WHAT IS NEEDED
Copy each line that contains the word "this".

■ ■ ■ ■

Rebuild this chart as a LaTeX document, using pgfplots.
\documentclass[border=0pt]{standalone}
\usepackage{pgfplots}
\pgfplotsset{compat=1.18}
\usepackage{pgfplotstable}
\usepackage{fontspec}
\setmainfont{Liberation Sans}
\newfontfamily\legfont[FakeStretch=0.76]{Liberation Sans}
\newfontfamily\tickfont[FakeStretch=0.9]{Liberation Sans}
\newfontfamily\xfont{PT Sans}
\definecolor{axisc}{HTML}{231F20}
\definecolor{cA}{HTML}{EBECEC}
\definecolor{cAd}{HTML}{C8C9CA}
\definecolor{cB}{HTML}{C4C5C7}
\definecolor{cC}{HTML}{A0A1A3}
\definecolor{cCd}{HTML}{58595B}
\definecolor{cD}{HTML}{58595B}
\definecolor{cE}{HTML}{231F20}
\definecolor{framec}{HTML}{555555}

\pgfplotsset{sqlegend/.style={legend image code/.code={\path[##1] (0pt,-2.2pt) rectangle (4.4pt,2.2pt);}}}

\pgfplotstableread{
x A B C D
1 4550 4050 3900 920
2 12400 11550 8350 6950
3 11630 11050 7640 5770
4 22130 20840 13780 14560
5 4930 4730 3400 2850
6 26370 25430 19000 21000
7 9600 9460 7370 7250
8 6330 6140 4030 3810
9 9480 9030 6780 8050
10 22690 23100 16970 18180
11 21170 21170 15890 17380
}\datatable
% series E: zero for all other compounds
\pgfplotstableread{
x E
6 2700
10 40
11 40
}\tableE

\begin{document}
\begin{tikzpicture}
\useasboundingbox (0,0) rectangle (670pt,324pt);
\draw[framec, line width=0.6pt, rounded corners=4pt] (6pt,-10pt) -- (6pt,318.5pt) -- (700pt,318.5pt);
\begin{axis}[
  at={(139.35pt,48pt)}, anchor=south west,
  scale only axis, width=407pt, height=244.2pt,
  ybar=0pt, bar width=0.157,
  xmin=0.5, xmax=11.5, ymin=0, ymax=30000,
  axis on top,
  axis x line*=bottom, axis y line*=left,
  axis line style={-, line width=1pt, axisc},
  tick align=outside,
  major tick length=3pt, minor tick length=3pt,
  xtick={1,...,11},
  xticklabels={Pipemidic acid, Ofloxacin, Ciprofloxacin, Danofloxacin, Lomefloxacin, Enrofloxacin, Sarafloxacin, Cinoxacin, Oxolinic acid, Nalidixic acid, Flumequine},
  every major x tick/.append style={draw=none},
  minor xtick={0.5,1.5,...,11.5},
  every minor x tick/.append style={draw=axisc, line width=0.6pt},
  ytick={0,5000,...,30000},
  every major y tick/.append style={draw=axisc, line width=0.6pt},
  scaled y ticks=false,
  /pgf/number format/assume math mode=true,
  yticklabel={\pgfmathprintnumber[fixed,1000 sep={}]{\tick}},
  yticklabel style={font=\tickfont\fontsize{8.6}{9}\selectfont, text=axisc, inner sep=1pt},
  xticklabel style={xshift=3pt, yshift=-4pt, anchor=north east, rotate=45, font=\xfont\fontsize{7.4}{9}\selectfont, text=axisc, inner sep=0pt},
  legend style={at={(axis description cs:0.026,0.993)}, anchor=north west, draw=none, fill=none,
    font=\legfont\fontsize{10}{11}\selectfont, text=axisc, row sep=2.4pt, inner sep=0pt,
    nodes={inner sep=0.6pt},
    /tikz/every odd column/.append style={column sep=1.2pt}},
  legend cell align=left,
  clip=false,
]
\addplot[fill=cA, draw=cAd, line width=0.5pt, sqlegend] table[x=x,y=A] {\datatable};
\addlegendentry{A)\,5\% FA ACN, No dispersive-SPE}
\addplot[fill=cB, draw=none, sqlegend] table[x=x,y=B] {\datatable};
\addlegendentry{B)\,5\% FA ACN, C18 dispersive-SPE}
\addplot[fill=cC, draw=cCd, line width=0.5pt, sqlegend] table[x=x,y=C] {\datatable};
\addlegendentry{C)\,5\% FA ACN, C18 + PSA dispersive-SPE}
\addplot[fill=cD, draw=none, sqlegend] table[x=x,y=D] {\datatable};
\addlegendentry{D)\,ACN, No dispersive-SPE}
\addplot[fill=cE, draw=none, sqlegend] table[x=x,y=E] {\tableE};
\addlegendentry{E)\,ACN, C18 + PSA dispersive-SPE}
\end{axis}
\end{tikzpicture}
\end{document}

■ ■ ■ ■

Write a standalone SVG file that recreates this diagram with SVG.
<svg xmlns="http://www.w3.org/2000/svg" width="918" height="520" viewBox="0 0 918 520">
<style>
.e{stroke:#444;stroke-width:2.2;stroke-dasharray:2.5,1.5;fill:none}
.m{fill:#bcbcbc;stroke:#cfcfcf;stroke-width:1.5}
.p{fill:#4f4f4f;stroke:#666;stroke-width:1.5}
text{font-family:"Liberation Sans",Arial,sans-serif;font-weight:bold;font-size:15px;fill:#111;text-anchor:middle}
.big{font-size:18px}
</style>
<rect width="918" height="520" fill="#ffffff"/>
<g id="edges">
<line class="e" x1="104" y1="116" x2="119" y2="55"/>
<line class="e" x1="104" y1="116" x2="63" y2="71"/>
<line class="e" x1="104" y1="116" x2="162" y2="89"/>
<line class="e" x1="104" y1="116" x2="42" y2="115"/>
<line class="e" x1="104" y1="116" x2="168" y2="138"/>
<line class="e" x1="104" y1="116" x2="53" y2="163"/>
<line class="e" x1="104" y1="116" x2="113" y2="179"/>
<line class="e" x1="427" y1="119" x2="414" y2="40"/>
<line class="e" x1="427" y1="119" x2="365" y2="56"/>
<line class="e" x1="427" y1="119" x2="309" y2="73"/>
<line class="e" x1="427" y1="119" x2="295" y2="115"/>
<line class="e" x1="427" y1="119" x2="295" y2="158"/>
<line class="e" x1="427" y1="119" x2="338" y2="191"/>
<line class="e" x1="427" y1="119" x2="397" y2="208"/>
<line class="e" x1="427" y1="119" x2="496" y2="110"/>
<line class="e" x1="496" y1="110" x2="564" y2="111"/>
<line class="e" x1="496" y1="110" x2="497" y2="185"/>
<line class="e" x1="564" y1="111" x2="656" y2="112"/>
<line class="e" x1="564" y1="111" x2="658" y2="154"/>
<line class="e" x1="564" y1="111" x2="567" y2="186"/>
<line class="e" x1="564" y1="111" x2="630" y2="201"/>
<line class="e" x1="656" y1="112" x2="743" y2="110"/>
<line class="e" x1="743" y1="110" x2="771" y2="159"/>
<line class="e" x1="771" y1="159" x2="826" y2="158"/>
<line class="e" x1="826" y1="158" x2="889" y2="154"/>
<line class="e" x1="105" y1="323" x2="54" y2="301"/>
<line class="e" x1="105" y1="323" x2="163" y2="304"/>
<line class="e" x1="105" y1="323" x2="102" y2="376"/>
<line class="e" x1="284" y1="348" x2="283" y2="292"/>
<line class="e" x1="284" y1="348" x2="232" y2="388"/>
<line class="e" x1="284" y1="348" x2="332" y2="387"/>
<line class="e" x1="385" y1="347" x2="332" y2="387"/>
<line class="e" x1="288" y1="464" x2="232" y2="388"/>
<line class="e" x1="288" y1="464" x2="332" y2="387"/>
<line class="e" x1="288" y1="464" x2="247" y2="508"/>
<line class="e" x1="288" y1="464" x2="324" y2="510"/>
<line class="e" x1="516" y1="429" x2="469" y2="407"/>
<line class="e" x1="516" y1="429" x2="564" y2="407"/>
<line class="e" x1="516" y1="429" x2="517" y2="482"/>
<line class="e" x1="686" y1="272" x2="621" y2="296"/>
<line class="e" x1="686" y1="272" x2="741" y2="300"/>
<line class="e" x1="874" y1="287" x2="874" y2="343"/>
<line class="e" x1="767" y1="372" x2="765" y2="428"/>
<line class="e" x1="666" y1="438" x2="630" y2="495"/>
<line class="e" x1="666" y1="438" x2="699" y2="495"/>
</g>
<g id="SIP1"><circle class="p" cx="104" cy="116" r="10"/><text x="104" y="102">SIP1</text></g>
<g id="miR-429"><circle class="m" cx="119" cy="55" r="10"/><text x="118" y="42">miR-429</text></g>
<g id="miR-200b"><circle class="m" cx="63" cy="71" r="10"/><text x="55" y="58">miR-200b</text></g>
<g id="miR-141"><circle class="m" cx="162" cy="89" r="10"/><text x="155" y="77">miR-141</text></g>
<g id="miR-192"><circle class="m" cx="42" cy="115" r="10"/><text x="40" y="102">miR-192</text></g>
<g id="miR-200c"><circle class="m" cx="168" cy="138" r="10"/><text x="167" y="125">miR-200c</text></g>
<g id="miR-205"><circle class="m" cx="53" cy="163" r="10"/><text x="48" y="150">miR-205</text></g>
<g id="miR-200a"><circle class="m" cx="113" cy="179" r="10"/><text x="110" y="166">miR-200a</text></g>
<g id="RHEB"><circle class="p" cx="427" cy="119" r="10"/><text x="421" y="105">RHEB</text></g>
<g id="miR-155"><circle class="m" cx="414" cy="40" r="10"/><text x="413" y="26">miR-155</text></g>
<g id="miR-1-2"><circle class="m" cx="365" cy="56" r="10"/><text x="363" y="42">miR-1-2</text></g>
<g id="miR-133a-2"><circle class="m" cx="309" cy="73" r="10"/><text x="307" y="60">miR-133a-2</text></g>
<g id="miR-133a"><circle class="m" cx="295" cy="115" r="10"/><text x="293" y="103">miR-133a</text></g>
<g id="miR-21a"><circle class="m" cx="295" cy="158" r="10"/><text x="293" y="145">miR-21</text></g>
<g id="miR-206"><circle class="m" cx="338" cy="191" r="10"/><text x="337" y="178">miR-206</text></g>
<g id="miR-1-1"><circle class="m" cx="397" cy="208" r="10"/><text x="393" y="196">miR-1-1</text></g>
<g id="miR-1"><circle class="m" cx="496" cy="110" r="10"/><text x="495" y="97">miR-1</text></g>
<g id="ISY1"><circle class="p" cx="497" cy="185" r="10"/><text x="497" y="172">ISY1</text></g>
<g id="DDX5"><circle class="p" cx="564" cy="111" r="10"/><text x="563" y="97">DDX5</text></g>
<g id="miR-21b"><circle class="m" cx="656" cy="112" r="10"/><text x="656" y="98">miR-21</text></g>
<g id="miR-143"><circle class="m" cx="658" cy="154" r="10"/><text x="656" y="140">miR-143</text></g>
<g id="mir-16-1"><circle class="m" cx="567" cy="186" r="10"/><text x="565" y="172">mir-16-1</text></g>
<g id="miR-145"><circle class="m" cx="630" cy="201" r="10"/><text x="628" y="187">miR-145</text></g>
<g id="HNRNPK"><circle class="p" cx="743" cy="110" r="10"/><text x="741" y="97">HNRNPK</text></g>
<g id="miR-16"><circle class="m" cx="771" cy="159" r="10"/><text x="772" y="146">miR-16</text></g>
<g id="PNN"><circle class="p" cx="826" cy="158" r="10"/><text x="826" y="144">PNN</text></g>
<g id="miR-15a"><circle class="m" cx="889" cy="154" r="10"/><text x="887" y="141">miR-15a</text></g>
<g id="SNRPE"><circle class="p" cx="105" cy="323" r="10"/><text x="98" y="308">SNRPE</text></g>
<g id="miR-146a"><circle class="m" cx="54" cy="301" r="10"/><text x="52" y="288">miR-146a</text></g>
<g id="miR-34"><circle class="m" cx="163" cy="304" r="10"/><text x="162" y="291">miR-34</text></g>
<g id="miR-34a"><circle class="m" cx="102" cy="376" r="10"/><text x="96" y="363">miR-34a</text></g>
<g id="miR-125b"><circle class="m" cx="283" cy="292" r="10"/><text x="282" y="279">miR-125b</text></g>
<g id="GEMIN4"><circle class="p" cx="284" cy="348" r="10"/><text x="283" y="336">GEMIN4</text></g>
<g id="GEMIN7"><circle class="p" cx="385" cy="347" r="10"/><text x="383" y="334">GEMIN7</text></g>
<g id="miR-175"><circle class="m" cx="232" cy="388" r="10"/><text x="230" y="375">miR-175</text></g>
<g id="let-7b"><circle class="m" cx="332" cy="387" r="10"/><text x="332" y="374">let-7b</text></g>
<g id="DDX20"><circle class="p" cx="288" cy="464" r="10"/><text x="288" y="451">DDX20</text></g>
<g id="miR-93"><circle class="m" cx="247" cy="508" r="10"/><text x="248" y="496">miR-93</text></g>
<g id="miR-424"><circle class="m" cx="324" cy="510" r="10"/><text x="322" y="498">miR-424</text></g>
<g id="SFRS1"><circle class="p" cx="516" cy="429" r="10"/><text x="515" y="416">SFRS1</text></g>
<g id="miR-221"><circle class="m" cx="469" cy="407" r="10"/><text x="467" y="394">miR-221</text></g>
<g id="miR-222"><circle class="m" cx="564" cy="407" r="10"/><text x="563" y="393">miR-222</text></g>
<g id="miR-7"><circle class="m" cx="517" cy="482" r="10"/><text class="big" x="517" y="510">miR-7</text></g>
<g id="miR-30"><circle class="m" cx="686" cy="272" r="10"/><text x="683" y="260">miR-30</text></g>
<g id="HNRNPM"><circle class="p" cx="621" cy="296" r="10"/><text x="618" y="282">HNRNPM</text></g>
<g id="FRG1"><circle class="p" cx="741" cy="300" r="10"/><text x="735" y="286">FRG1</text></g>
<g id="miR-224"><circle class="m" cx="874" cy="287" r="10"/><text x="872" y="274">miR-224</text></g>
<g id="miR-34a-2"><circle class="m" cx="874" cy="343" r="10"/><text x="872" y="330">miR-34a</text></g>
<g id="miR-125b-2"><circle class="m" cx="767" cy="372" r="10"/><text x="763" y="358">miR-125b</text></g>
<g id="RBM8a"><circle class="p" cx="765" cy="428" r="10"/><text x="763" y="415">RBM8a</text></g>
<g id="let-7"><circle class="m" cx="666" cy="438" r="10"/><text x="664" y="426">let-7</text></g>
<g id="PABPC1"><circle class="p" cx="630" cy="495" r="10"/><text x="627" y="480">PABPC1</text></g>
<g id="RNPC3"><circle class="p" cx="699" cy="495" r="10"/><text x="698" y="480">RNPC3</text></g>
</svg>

■ ■ ■ ■

EXERCISE RESULT
Rebuild this chart as a LaTeX document, using pgfplots.
Write a standalone SVG file that recreates this diagram with SVG.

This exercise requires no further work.